** START Recorded information **

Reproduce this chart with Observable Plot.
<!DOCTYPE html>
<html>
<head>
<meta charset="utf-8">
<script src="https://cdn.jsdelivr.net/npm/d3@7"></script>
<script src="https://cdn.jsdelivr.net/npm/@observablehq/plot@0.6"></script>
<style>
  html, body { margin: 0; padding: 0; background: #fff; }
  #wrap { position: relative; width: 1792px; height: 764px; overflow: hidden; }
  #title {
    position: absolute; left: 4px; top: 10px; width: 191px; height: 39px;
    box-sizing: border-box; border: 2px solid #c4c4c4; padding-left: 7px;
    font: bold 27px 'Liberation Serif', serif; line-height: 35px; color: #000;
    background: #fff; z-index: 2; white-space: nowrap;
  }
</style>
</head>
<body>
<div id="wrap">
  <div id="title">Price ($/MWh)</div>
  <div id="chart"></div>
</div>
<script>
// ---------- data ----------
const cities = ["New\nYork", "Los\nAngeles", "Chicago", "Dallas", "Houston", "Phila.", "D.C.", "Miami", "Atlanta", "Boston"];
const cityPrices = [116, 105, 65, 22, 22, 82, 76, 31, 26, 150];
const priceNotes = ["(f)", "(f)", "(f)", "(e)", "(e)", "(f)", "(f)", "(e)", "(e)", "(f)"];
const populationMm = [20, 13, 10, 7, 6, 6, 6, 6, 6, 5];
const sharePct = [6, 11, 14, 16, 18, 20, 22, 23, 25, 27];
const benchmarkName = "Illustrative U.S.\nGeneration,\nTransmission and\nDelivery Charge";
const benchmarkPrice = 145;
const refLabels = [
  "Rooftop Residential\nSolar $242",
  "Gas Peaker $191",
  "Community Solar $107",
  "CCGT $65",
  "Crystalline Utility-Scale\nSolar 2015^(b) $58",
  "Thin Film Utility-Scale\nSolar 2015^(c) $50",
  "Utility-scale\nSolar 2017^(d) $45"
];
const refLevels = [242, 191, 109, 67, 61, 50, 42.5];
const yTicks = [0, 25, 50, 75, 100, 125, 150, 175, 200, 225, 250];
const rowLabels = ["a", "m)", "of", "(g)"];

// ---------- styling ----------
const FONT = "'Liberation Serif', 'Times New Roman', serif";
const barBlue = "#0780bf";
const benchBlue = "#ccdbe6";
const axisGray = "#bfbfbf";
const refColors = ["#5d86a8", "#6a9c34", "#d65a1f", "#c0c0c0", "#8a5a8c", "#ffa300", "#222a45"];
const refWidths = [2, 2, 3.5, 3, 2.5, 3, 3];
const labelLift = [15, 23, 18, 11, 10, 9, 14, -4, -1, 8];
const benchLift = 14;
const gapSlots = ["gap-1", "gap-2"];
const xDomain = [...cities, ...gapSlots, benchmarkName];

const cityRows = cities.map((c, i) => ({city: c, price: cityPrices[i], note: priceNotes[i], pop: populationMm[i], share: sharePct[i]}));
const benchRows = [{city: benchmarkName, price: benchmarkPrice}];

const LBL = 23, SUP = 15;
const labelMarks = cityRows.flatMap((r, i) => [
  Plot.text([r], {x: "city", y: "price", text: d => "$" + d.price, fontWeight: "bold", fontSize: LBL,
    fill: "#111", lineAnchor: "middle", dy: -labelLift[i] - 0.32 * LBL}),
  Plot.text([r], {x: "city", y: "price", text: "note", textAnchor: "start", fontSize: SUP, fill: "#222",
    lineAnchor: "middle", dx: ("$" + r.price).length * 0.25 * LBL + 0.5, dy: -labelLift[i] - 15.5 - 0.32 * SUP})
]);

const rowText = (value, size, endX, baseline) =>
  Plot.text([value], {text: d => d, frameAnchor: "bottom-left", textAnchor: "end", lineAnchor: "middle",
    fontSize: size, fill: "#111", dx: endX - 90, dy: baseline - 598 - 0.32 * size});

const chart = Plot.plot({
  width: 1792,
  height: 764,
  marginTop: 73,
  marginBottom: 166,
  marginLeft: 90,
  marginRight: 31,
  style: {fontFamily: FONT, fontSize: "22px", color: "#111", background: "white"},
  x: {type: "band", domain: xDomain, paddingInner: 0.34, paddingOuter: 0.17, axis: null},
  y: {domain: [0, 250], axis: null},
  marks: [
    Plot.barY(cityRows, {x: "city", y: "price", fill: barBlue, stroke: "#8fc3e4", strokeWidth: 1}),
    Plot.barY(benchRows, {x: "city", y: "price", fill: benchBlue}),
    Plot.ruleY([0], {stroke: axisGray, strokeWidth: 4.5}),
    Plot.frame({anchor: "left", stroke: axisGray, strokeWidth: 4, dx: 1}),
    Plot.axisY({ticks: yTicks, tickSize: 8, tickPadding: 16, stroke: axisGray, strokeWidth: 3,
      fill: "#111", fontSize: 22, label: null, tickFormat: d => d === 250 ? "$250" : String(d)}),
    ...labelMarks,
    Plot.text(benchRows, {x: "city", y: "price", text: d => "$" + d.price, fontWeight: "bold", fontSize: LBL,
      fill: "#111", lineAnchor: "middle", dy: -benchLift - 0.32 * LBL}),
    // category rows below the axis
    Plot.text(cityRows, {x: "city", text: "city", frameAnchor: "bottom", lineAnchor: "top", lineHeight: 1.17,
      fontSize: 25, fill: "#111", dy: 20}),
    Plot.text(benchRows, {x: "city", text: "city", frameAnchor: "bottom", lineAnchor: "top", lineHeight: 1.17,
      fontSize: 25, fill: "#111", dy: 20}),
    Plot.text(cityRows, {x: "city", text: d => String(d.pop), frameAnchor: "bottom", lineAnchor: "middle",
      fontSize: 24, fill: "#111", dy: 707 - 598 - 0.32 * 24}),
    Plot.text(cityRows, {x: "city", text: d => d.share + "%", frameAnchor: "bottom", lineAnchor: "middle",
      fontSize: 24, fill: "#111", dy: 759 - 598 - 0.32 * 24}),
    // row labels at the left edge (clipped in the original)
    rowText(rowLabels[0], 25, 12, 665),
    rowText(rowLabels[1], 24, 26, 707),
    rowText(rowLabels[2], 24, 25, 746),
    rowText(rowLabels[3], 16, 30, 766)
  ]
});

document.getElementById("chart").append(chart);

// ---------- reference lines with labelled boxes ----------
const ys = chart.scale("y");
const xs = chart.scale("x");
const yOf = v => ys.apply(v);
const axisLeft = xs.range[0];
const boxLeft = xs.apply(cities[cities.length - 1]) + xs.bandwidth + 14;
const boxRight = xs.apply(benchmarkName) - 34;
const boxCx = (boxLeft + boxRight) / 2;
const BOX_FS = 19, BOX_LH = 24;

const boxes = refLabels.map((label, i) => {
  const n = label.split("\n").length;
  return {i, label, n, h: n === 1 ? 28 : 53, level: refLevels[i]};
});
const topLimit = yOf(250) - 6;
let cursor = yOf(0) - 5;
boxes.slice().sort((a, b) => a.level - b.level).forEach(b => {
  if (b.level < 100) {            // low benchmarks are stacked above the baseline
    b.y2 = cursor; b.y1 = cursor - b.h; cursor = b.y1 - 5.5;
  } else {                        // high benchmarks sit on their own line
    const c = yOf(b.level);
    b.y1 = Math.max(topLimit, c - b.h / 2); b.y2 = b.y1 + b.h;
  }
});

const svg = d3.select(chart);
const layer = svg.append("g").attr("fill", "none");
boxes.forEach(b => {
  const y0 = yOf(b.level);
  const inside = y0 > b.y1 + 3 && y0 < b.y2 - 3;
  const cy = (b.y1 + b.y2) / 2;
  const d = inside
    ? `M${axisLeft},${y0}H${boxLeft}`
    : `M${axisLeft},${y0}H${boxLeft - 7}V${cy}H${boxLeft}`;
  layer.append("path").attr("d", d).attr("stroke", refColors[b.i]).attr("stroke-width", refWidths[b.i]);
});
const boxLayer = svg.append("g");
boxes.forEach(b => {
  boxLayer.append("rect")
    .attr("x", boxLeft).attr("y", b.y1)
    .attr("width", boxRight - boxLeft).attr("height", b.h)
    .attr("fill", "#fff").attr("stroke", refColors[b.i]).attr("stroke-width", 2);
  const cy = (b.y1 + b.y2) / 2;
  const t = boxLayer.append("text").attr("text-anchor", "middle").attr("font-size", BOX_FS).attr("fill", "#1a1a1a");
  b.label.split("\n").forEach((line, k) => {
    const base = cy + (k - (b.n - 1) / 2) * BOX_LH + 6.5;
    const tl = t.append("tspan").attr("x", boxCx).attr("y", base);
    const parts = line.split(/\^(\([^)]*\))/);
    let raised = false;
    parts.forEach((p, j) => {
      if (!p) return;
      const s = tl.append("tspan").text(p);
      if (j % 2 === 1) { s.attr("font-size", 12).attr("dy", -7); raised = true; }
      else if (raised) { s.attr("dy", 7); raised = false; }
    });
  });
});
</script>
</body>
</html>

** END Recorded information **

Report only a number: how many lines in the material above contain the string "chart".

7